_TASK TO CARRY OUT_
Starting with the first line of the data below, copy each line up to and including the one containing "fig.text(309 / 640, 1". Pictures stay out.

_MATERIAL_

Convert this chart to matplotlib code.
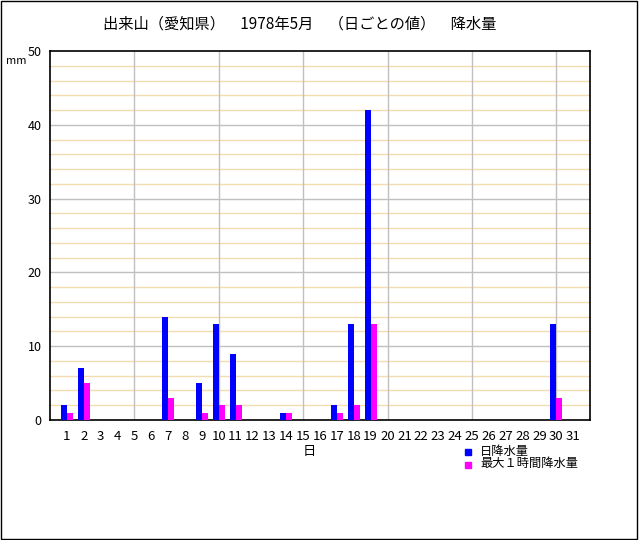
import matplotlib
matplotlib.use('Agg')
import matplotlib.pyplot as plt
import numpy as np
from matplotlib.patches import Rectangle

plt.rcParams['font.family'] = ['Noto Sans CJK JP', 'DejaVu Sans']

days = list(range(1, 32))
# 日降水量 / 最大1時間降水量 (mm), 0 where no rain
daily = {1: 2, 2: 7, 7: 14, 9: 5, 10: 13, 11: 9, 14: 1, 17: 2, 18: 13, 19: 42, 30: 13}
hourly = {1: 1, 2: 5, 7: 3, 9: 1, 10: 2, 11: 2, 14: 1, 17: 1, 18: 2, 19: 13, 30: 3}
daily_vals = [daily.get(d, 0) for d in days]
hourly_vals = [hourly.get(d, 0) for d in days]

title = '出来山（愛知県）　1978年5月　（日ごとの値）　降水量'
legend_labels = ['日降水量', '最大１時間降水量']

fig = plt.figure(figsize=(6.4, 5.4), dpi=100)
ax = fig.add_axes([50 / 640, 1 - 420 / 540, 540 / 640, 369 / 540])

x = np.array(days)
w = 0.36
ax.bar(x - w / 2, daily_vals, width=w, color='#0000ff', zorder=3)
ax.bar(x + w / 2, hourly_vals, width=w, color='#ff00ff', zorder=3)

ax.set_xlim(0, 32)
ax.set_ylim(0, 50)

# grid lines
for yv in np.arange(2, 50, 2):
    c = '#c0c0c0' if yv % 10 == 0 else '#f2dcb0'
    ax.axhline(yv, color=c, lw=1, zorder=1)
for xv in range(5, 32, 5):
    ax.axvline(xv, color='#c0c0c0', lw=1, zorder=1)

ax.set_xticks(days)
ax.set_xticklabels([str(d) for d in days], fontsize=9.5)
ax.set_yticks(range(0, 51, 10))
ax.set_yticklabels([str(v) for v in range(0, 51, 10)], fontsize=9)
ax.tick_params(axis='x', length=0, pad=7)
ax.tick_params(axis='y', length=0, pad=6)
for s in ax.spines.values():
    s.set_linewidth(1.2)
    s.set_color('black')

fig.text(300 / 640, 1 - 24 / 540, title, ha='center', va='center', fontsize=11)
fig.text(16 / 640, 1 - 61 / 540, 'mm', ha='center', va='center', fontsize=8)
fig.text(309 / 640, 1 - 452 / 540, '日', ha='center', va='center', fontsize=9.5)

# legend
fig.patches.append(Rectangle((465 / 640, 1 - 455 / 540), 6 / 640, 6 / 540,
                             transform=fig.transFigure, color='#0000ff'))
fig.patches.append(Rectangle((465 / 640, 1 - 468 / 540), 6 / 640, 6 / 540,
                             transform=fig.transFigure, color='#ff00ff'))
fig.text(480 / 640, 1 - 451 / 540, legend_labels[0], ha='left', va='center', fontsize=8.8)
fig.text(480 / 640, 1 - 464 / 540, legend_labels[1], ha='left', va='center', fontsize=8.8)

# outer frame
fig.patches.append(Rectangle((0.5 / 640, 1.5 / 540), 636.5 / 640, 538 / 540,
                             transform=fig.transFigure, fill=False,
                             edgecolor='black', lw=1))

fig.savefig('out.png', dpi=100)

_COMPLETE RESPONSE_
Convert this chart to matplotlib code.
import matplotlib
matplotlib.use('Agg')
import matplotlib.pyplot as plt
import numpy as np
from matplotlib.patches import Rectangle

plt.rcParams['font.family'] = ['Noto Sans CJK JP', 'DejaVu Sans']

days = list(range(1, 32))
# 日降水量 / 最大1時間降水量 (mm), 0 where no rain
daily = {1: 2, 2: 7, 7: 14, 9: 5, 10: 13, 11: 9, 14: 1, 17: 2, 18: 13, 19: 42, 30: 13}
hourly = {1: 1, 2: 5, 7: 3, 9: 1, 10: 2, 11: 2, 14: 1, 17: 1, 18: 2, 19: 13, 30: 3}
daily_vals = [daily.get(d, 0) for d in days]
hourly_vals = [hourly.get(d, 0) for d in days]

title = '出来山（愛知県）　1978年5月　（日ごとの値）　降水量'
legend_labels = ['日降水量', '最大１時間降水量']

fig = plt.figure(figsize=(6.4, 5.4), dpi=100)
ax = fig.add_axes([50 / 640, 1 - 420 / 540, 540 / 640, 369 / 540])

x = np.array(days)
w = 0.36
ax.bar(x - w / 2, daily_vals, width=w, color='#0000ff', zorder=3)
ax.bar(x + w / 2, hourly_vals, width=w, color='#ff00ff', zorder=3)

ax.set_xlim(0, 32)
ax.set_ylim(0, 50)

# grid lines
for yv in np.arange(2, 50, 2):
    c = '#c0c0c0' if yv % 10 == 0 else '#f2dcb0'
    ax.axhline(yv, color=c, lw=1, zorder=1)
for xv in range(5, 32, 5):
    ax.axvline(xv, color='#c0c0c0', lw=1, zorder=1)

ax.set_xticks(days)
ax.set_xticklabels([str(d) for d in days], fontsize=9.5)
ax.set_yticks(range(0, 51, 10))
ax.set_yticklabels([str(v) for v in range(0, 51, 10)], fontsize=9)
ax.tick_params(axis='x', length=0, pad=7)
ax.tick_params(axis='y', length=0, pad=6)
for s in ax.spines.values():
    s.set_linewidth(1.2)
    s.set_color('black')

fig.text(300 / 640, 1 - 24 / 540, title, ha='center', va='center', fontsize=11)
fig.text(16 / 640, 1 - 61 / 540, 'mm', ha='center', va='center', fontsize=8)
fig.text(309 / 640, 1 - 452 / 540, '日', ha='center', va='center', fontsize=9.5)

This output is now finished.